Tim Hortons shareholders (TSX: THI) have made a killing – the stock is up about 50% from its average level over the past year. It closed at $88/share, up from about the $60 level it has been at.
I’ve written about the company last year about how they were leveraging (issuing cheap debt to buy equity) and how they appeared to be roughly at the top of their price range which seemed to make an equity repurchase imprudent. I have to commend Tim Horton’s management for engineering what can only be described as a very high liquidation value for their shareholders.
Suffice to say, if I was holding any THI at this moment I would not wait too long before hitting the “sell” button.
On paper, the synergy makes sense – Burger King commands the USA, while Tim Horton’s takes Canada.

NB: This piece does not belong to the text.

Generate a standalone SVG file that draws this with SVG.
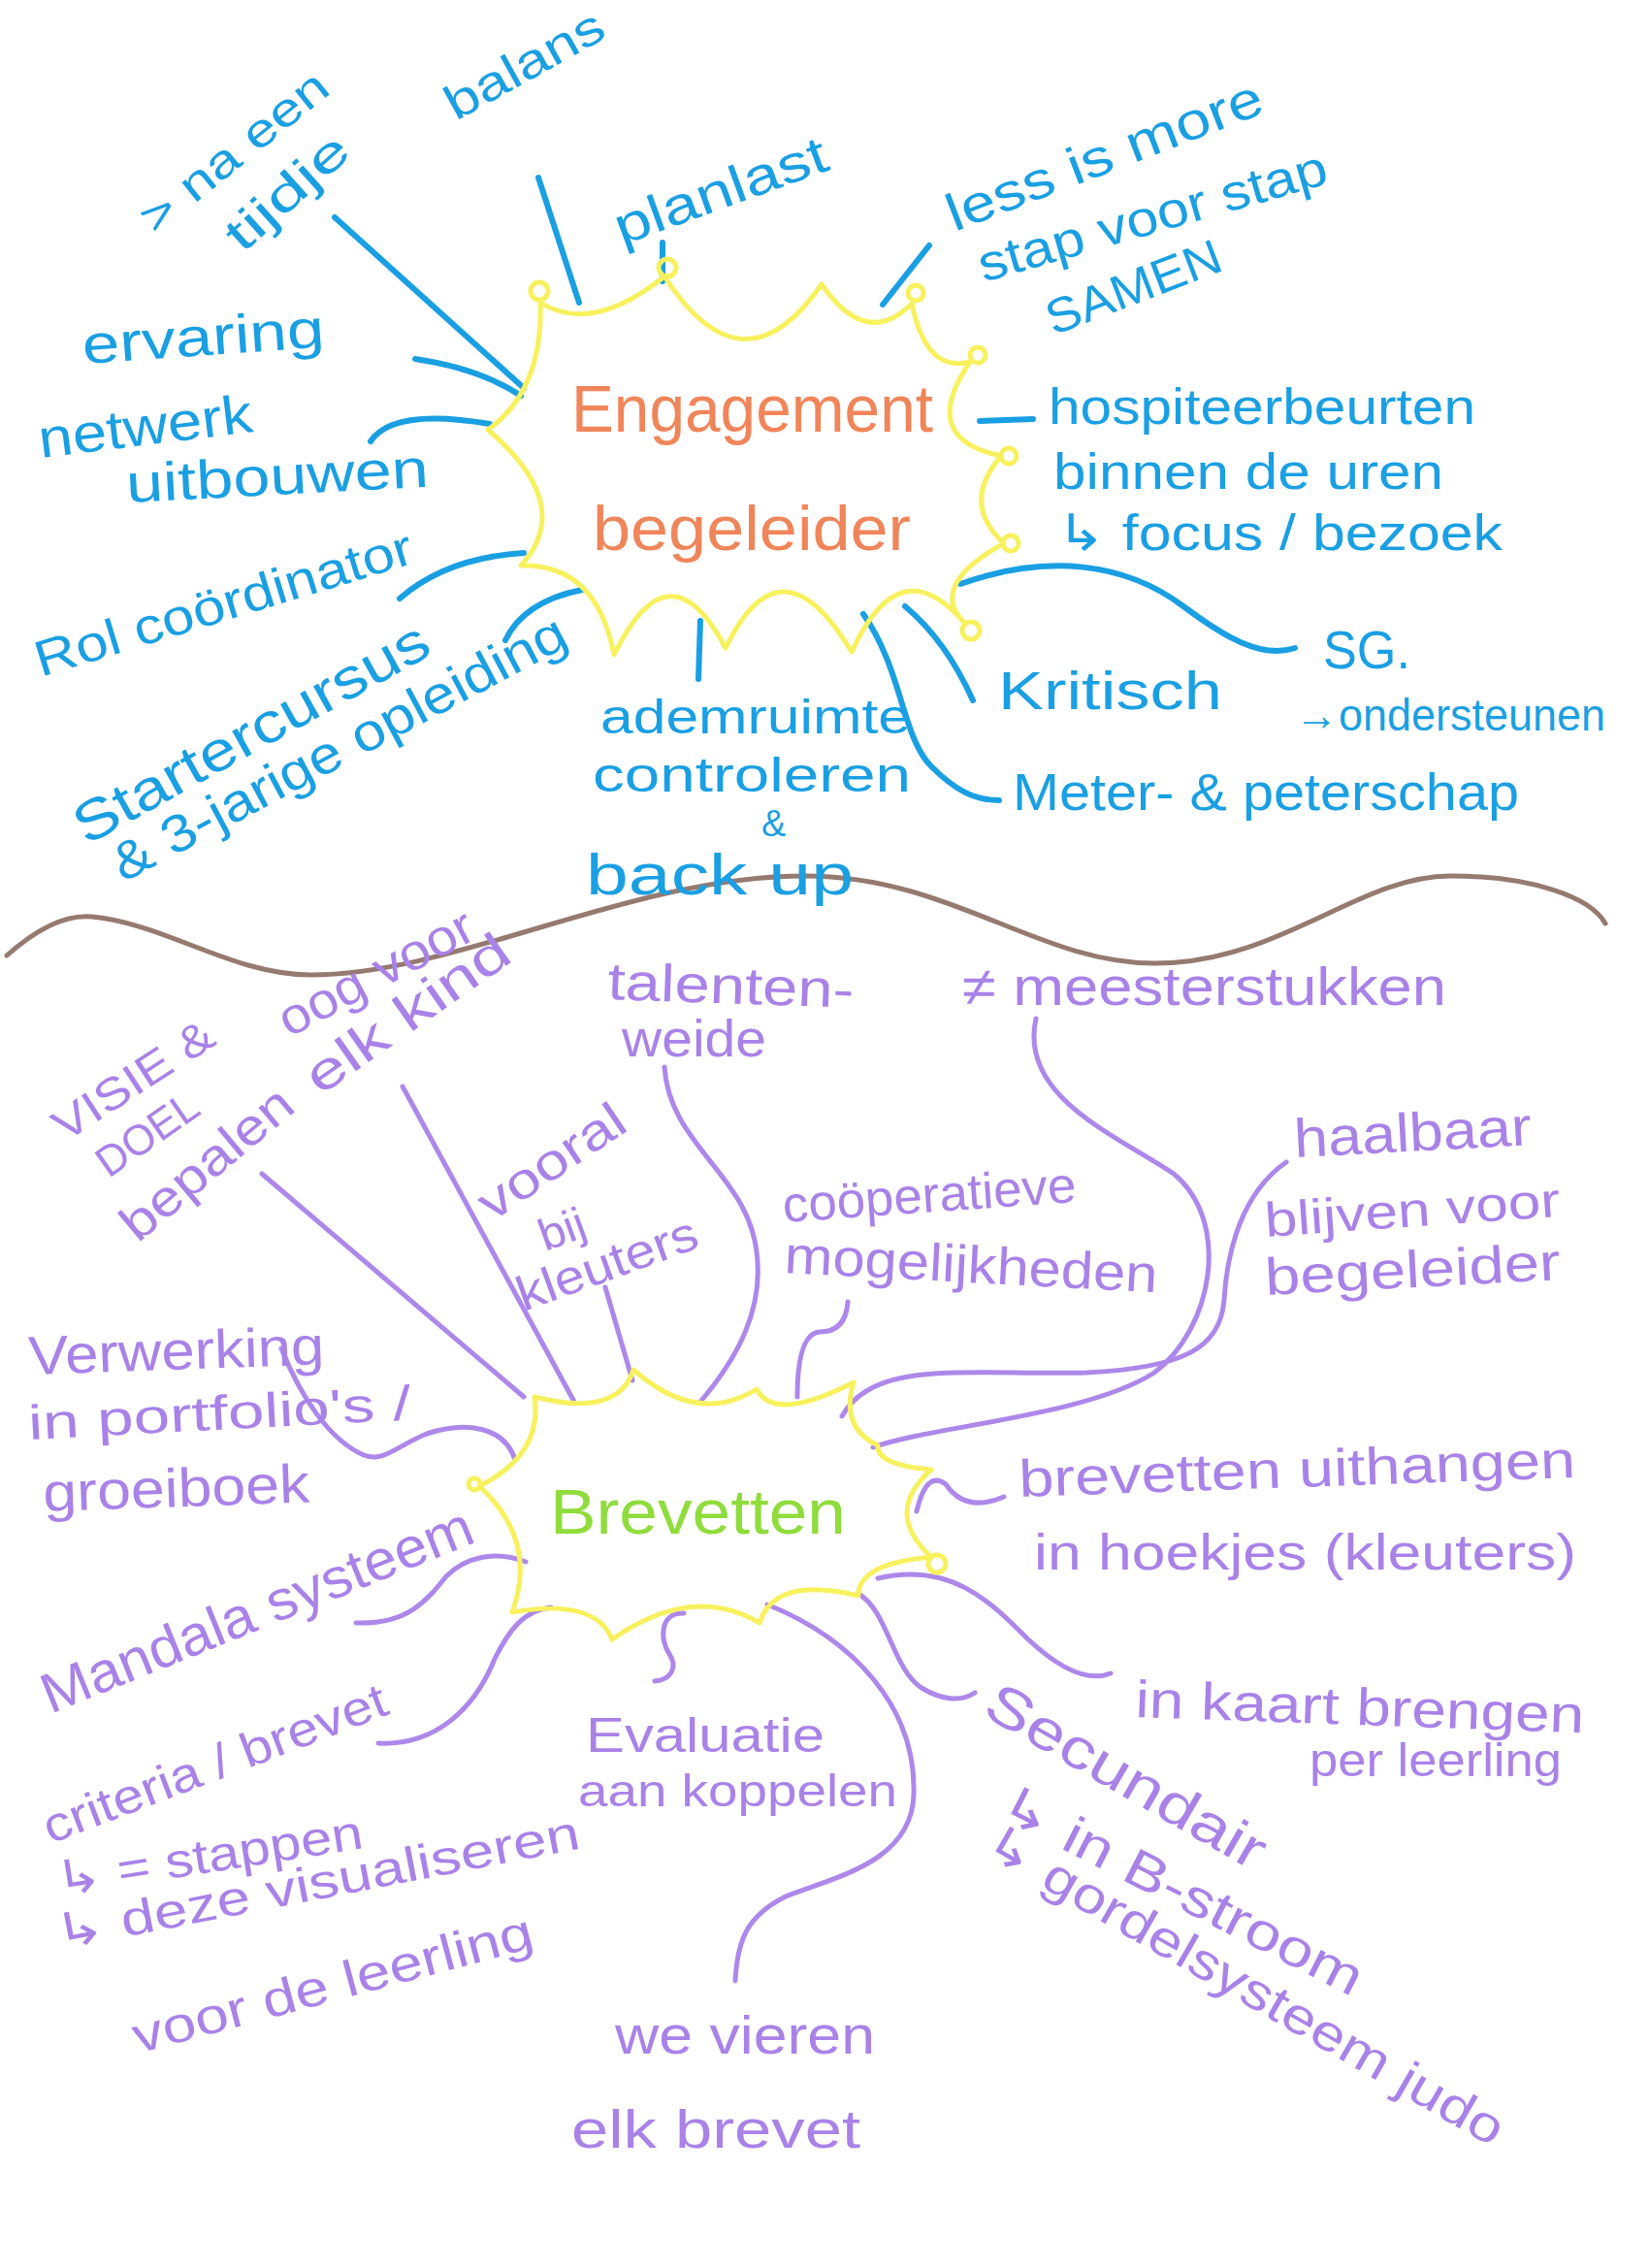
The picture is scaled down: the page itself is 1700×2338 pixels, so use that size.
<svg xmlns="http://www.w3.org/2000/svg" width="1700" height="2338" viewBox="0 0 1700 2338">
<style>
text{font-family:"Liberation Sans","DejaVu Sans",sans-serif;}
.b{fill:#1a9fe3;}
.p{fill:#a982e8;}
.o{fill:#f0855a;}
.g{fill:#8fdc3c;}
.cb{fill:none;stroke:#1a9fe3;stroke-width:6;stroke-linecap:round;}
.cp{fill:none;stroke:#ad88ea;stroke-width:5;stroke-linecap:round;}
.burst{fill:none;stroke:#f7f15e;stroke-width:5;stroke-linejoin:round;}
.loop{fill:none;stroke:#f7f15e;stroke-width:5;}
.wave{fill:none;stroke:#957a70;stroke-width:5;stroke-linecap:round;}
</style>
<rect width="1700" height="2338" fill="#ffffff"/>

<g id="divider">
<path class="wave" d="M7,985 C35,960 65,942 95,945 C170,952 240,1005 320,1005 C470,1005 650,903 830,903 C980,903 1070,993 1190,993 C1320,993 1400,903 1495,903 C1580,903 1640,925 1655,952"/>
</g>

<g id="connectors">
<!-- top (blue) -->
<path class="cb" d="M345,224 L540,400"/>
<path class="cb" d="M555,183 L597,312"/>
<path class="cb" d="M683,250 L683,290"/>
<path class="cb" d="M958,253 L910,314"/>
<path class="cb" d="M428,370 Q495,380 537,408"/>
<path class="cb" d="M382,455 Q405,420 505,437"/>
<path class="cb" d="M1010,434 L1065,432"/>
<path class="cb" d="M990,602 C1080,570 1160,580 1220,625 C1260,655 1300,680 1335,668"/>
<path class="cb" d="M933,625 Q975,660 1003,722"/>
<path class="cb" d="M890,633 C930,690 930,760 960,790 C985,815 1005,825 1030,825"/>
<path class="cb" d="M722,640 L720,700"/>
<path class="cb" d="M412,617 Q460,575 540,570"/>
<path class="cb" d="M521,660 Q540,620 600,608"/>
<!-- bottom (purple) -->
<path class="cp" d="M270,1210 L540,1440"/>
<path class="cp" d="M415,1120 L592,1445"/>
<path class="cp" d="M624,1327 L652,1423"/>
<path class="cp" d="M685,1100 C690,1180 770,1210 780,1290 C788,1350 760,1400 722,1445"/>
<path class="cp" d="M874,1342 Q872,1373 845,1373 Q822,1375 822,1440"/>
<path class="cp" d="M1068,1050 C1050,1130 1150,1170 1210,1210 C1270,1260 1250,1370 1190,1415 C1120,1460 960,1470 900,1492"/>
<path class="cp" d="M1326,1198 C1280,1230 1265,1290 1262,1340 C1258,1390 1220,1410 1120,1415 C1000,1418 900,1400 868,1460"/>
<path class="cp" d="M945,1558 Q955,1515 975,1530 Q995,1560 1035,1543"/>
<path class="cp" d="M905,1627 C980,1610 1020,1650 1060,1690 C1090,1718 1120,1735 1145,1725"/>
<path class="cp" d="M885,1643 C915,1660 920,1720 950,1740 C970,1752 990,1755 1005,1745"/>
<path class="cp" d="M791,1654 C880,1690 945,1760 942,1850 C940,1920 860,1935 810,1955 C770,1975 760,2000 758,2042"/>
<path class="cp" d="M705,1663 C680,1662 680,1690 690,1705 C700,1720 690,1732 675,1733"/>
<path class="cp" d="M568,1657 C540,1660 525,1680 510,1710 C490,1760 450,1800 390,1797"/>
<path class="cp" d="M542,1610 C510,1598 480,1605 460,1625 C440,1650 420,1675 367,1673"/>
<path class="cp" d="M531,1505 C520,1470 480,1465 440,1478 C410,1490 395,1508 375,1500 C340,1485 310,1440 290,1390"/>
</g>

<g id="engagement-begeleider">
<path class="burst" d="M557,312 Q610,345 685,285 Q766,410 847,293 Q893,360 940,313 Q955,385 1000,373 Q946,452 1032,470 Q990,519 1035,560 Q955,604 995,643 Q928,563 878,672 Q805,550 748,668 Q690,558 633,675 Q615,581 537,583 Q594,521 503,443 Q560,402 557,312 Z"/>
<circle class="loop" cx="556" cy="300" r="9"/>
<circle class="loop" cx="688" cy="276" r="9"/>
<circle class="loop" cx="944" cy="302" r="8"/>
<circle class="loop" cx="1008" cy="366" r="8"/>
<circle class="loop" cx="1040" cy="470" r="8"/>
<circle class="loop" cx="1042" cy="560" r="8"/>
<circle class="loop" cx="1001" cy="650" r="9"/>
<text class="o" x="589" y="445" font-size="68" textLength="373" lengthAdjust="spacingAndGlyphs">Engagement</text>
<text class="o" x="611" y="567" font-size="64" textLength="328" lengthAdjust="spacingAndGlyphs">begeleider</text>
</g>

<g id="na-een-tijdje">
<text class="b" x="160" y="243" font-size="48" textLength="235" lengthAdjust="spacingAndGlyphs" transform="rotate(-39 160 243)">&gt; na een</text>
<text class="b" x="250" y="262" font-size="50" textLength="154" lengthAdjust="spacingAndGlyphs" transform="rotate(-42 250 262)">tijdje</text>
</g>
<g id="balans"><text class="b" x="470" y="125" font-size="50" textLength="180" lengthAdjust="spacingAndGlyphs" transform="rotate(-29 470 125)">balans</text></g>
<g id="planlast"><text class="b" x="641" y="253" font-size="54" textLength="230" lengthAdjust="spacingAndGlyphs" transform="rotate(-20 641 253)">planlast</text></g>
<g id="less-is-more">
<text class="b" x="984" y="239" font-size="54" textLength="345" lengthAdjust="spacingAndGlyphs" transform="rotate(-21 984 239)">less is more</text>
<text class="b" x="1014" y="291" font-size="52" textLength="372" lengthAdjust="spacingAndGlyphs" transform="rotate(-16 1014 291)">stap voor stap</text>
<text class="b" x="1086" y="346" font-size="50" textLength="190" lengthAdjust="spacingAndGlyphs" transform="rotate(-21 1086 346)">SAMEN</text>
</g>
<g id="ervaring"><text class="b" x="86" y="375" font-size="56" textLength="250" lengthAdjust="spacingAndGlyphs" transform="rotate(-4 86 375)">ervaring</text></g>
<g id="netwerk-uitbouwen">
<text class="b" x="42" y="472" font-size="56" textLength="222" lengthAdjust="spacingAndGlyphs" transform="rotate(-7 42 472)">netwerk</text>
<text class="b" x="131" y="518" font-size="56" textLength="312" lengthAdjust="spacingAndGlyphs" transform="rotate(-3 131 518)">uitbouwen</text>
</g>
<g id="hospiteerbeurten">
<text class="b" x="1081" y="437" font-size="52" textLength="440" lengthAdjust="spacingAndGlyphs">hospiteerbeurten</text>
<text class="b" x="1086" y="504" font-size="52" textLength="402" lengthAdjust="spacingAndGlyphs">binnen de uren</text>
<text class="b" x="1089" y="567" font-size="52" textLength="460" lengthAdjust="spacingAndGlyphs">↳ focus / bezoek</text>
</g>
<g id="rol-coordinator"><text class="b" x="42" y="698" font-size="52" textLength="405" lengthAdjust="spacingAndGlyphs" transform="rotate(-17 42 698)">Rol coördinator</text></g>
<g id="startercursus">
<text class="b" x="89" y="872" font-size="58" textLength="410" lengthAdjust="spacingAndGlyphs" transform="rotate(-29 89 872)">Startercursus</text>
<text class="b" x="127" y="910" font-size="54" textLength="523" lengthAdjust="spacingAndGlyphs" transform="rotate(-28 127 910)">&amp; 3-jarige opleiding</text>
</g>
<g id="ademruimte">
<text class="b" x="619" y="756" font-size="50" textLength="320" lengthAdjust="spacingAndGlyphs">ademruimte</text>
<text class="b" x="611" y="816" font-size="50" textLength="328" lengthAdjust="spacingAndGlyphs">controleren</text>
<text class="b" x="785" y="862" font-size="38">&amp;</text>
<text class="b" x="604" y="922" font-size="60" textLength="276" lengthAdjust="spacingAndGlyphs">back up</text>
</g>
<g id="kritisch"><text class="b" x="1029" y="731" font-size="56" textLength="231" lengthAdjust="spacingAndGlyphs">Kritisch</text></g>
<g id="sg">
<text class="b" x="1364" y="689" font-size="56" textLength="90" lengthAdjust="spacingAndGlyphs">SG.</text>
<text class="b" x="1335" y="753" font-size="46" textLength="320" lengthAdjust="spacingAndGlyphs">→ondersteunen</text>
</g>
<g id="meterschap"><text class="b" x="1044" y="835" font-size="54" textLength="522" lengthAdjust="spacingAndGlyphs">Meter- &amp; peterschap</text></g>

<g id="brevetten">
<path class="burst" d="M551,1440 Q637,1462 653,1412 Q719,1470 780,1432 Q798,1467 880,1425 Q866,1472 905,1490 Q903,1510 960,1515 Q910,1559 960,1605 Q884,1612 885,1645 Q798,1624 783,1673 Q714,1632 631,1690 Q614,1647 528,1662 Q555,1588 494,1532 Q560,1499 551,1440 Z"/>
<circle class="loop" cx="966" cy="1612" r="9"/>
<circle class="loop" cx="489" cy="1530" r="6"/>
<text class="g" x="567" y="1581" font-size="64" textLength="305" lengthAdjust="spacingAndGlyphs">Brevetten</text>
</g>

<g id="visie-doel">
<text class="p" x="67" y="1178" font-size="46" textLength="188" lengthAdjust="spacingAndGlyphs" transform="rotate(-33 67 1178)">VISIE &amp;</text>
<text class="p" x="112" y="1215" font-size="44" textLength="118" lengthAdjust="spacingAndGlyphs" transform="rotate(-35 112 1215)">DOEL</text>
<text class="p" x="142" y="1282" font-size="52" textLength="215" lengthAdjust="spacingAndGlyphs" transform="rotate(-40 142 1282)">bepalen</text>
</g>
<g id="oog-voor">
<text class="p" x="298" y="1070" font-size="52" textLength="221" lengthAdjust="spacingAndGlyphs" transform="rotate(-28 298 1070)">oog voor</text>
<text class="p" x="330" y="1130" font-size="54" textLength="245" lengthAdjust="spacingAndGlyphs" transform="rotate(-35 330 1130)">elk kind</text>
</g>
<g id="talentenweide">
<text class="p" x="626" y="1030" font-size="54" textLength="254" lengthAdjust="spacingAndGlyphs" transform="rotate(2 626 1030)">talenten-</text>
<text class="p" x="641" y="1089" font-size="54" textLength="149" lengthAdjust="spacingAndGlyphs">weide</text>
</g>
<g id="meesterstukken"><text class="p" x="992" y="1036" font-size="56" textLength="499" lengthAdjust="spacingAndGlyphs">≠ meesterstukken</text></g>
<g id="vooral-kleuters">
<text class="p" x="507" y="1260" font-size="52" textLength="172" lengthAdjust="spacingAndGlyphs" transform="rotate(-34 507 1260)">vooral</text>
<text class="p" x="562" y="1290" font-size="46" textLength="48" lengthAdjust="spacingAndGlyphs" transform="rotate(-20 562 1290)">bij</text>
<text class="p" x="540" y="1352" font-size="50" textLength="195" lengthAdjust="spacingAndGlyphs" transform="rotate(-20 540 1352)">kleuters</text>
</g>
<g id="cooperatieve">
<text class="p" x="808" y="1260" font-size="52" textLength="303" lengthAdjust="spacingAndGlyphs" transform="rotate(-4 808 1260)">coöperatieve</text>
<text class="p" x="808" y="1312" font-size="54" textLength="385" lengthAdjust="spacingAndGlyphs" transform="rotate(3 808 1312)">mogelijkheden</text>
</g>
<g id="haalbaar">
<text class="p" x="1335" y="1193" font-size="56" textLength="245" lengthAdjust="spacingAndGlyphs" transform="rotate(-3 1335 1193)">haalbaar</text>
<text class="p" x="1305" y="1275" font-size="50" textLength="305" lengthAdjust="spacingAndGlyphs" transform="rotate(-4 1305 1275)">blijven voor</text>
<text class="p" x="1305" y="1335" font-size="54" textLength="305" lengthAdjust="spacingAndGlyphs" transform="rotate(-3 1305 1335)">begeleider</text>
</g>
<g id="verwerking">
<text class="p" x="30" y="1417" font-size="56" textLength="305" lengthAdjust="spacingAndGlyphs" transform="rotate(-2 30 1417)">Verwerking</text>
<text class="p" x="30" y="1484" font-size="50" textLength="395" lengthAdjust="spacingAndGlyphs" transform="rotate(-3 30 1484)">in portfolio's /</text>
<text class="p" x="45" y="1558" font-size="56" textLength="275" lengthAdjust="spacingAndGlyphs" transform="rotate(-2 45 1558)">groeiboek</text>
</g>
<g id="uithangen">
<text class="p" x="1051" y="1543" font-size="54" textLength="574" lengthAdjust="spacingAndGlyphs" transform="rotate(-2 1051 1543)">brevetten uithangen</text>
<text class="p" x="1066" y="1618" font-size="52" textLength="559" lengthAdjust="spacingAndGlyphs">in hoekjes (kleuters)</text>
</g>
<g id="mandala"><text class="p" x="52" y="1767" font-size="58" textLength="475" lengthAdjust="spacingAndGlyphs" transform="rotate(-22 52 1767)">Mandala systeem</text></g>
<g id="criteria">
<text class="p" x="52" y="1901" font-size="50" textLength="376" lengthAdjust="spacingAndGlyphs" transform="rotate(-21 52 1901)">criteria / brevet</text>
<text class="p" x="60" y="1955" font-size="50" textLength="320" lengthAdjust="spacingAndGlyphs" transform="rotate(-9 60 1955)">↳ = stappen</text>
<text class="p" x="60" y="2010" font-size="50" textLength="550" lengthAdjust="spacingAndGlyphs" transform="rotate(-11 60 2010)">↳ deze visualiseren</text>
<text class="p" x="142" y="2117" font-size="52" textLength="425" lengthAdjust="spacingAndGlyphs" transform="rotate(-15 142 2117)">voor de leerling</text>
</g>
<g id="evaluatie">
<text class="p" x="604" y="1806" font-size="50" textLength="246" lengthAdjust="spacingAndGlyphs">Evaluatie</text>
<text class="p" x="596" y="1862" font-size="46" textLength="329" lengthAdjust="spacingAndGlyphs">aan koppelen</text>
</g>
<g id="in-kaart">
<text class="p" x="1170" y="1770" font-size="54" textLength="463" lengthAdjust="spacingAndGlyphs" transform="rotate(2 1170 1770)">in kaart brengen</text>
<text class="p" x="1350" y="1831" font-size="48" textLength="260" lengthAdjust="spacingAndGlyphs">per leerling</text>
</g>
<g id="secundair">
<text class="p" x="1011" y="1767" font-size="58" textLength="324" lengthAdjust="spacingAndGlyphs" transform="rotate(30 1011 1767)">Secundair</text>
<text class="p" x="1026" y="1871" font-size="54" textLength="413" lengthAdjust="spacingAndGlyphs" transform="rotate(27 1026 1871)">↳ in B-stroom</text>
<text class="p" x="1011" y="1909" font-size="52" textLength="609" lengthAdjust="spacingAndGlyphs" transform="rotate(30 1011 1909)">↳ gordelsysteem judo</text>
</g>
<g id="we-vieren">
<text class="p" x="634" y="2117" font-size="56" textLength="268" lengthAdjust="spacingAndGlyphs">we vieren</text>
<text class="p" x="589" y="2214" font-size="56" textLength="298" lengthAdjust="spacingAndGlyphs">elk brevet</text>
</g>
</svg>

However, history would suggest that the synergies are likely not to be realized in the form promised by this merger. THI already has tried the “Burgers and Doughnuts” concept with their failed integration with Wendy’s (NYSE: WEN) so I am actually quite skeptical of their combined ability to find operating synergies on the basis of scale. There is likely some sort of implied belief that Tim Horton’s can try to make some sort of breakthrough in the USA, but they have tried that before, and for whatever cultural reasons, it is not happening.
Maybe if Burger King went into the coffee, doughnut and breakfast market they could be assisted by offering THI products, but Burger King is paying a very pretty premium for Tim Hortons.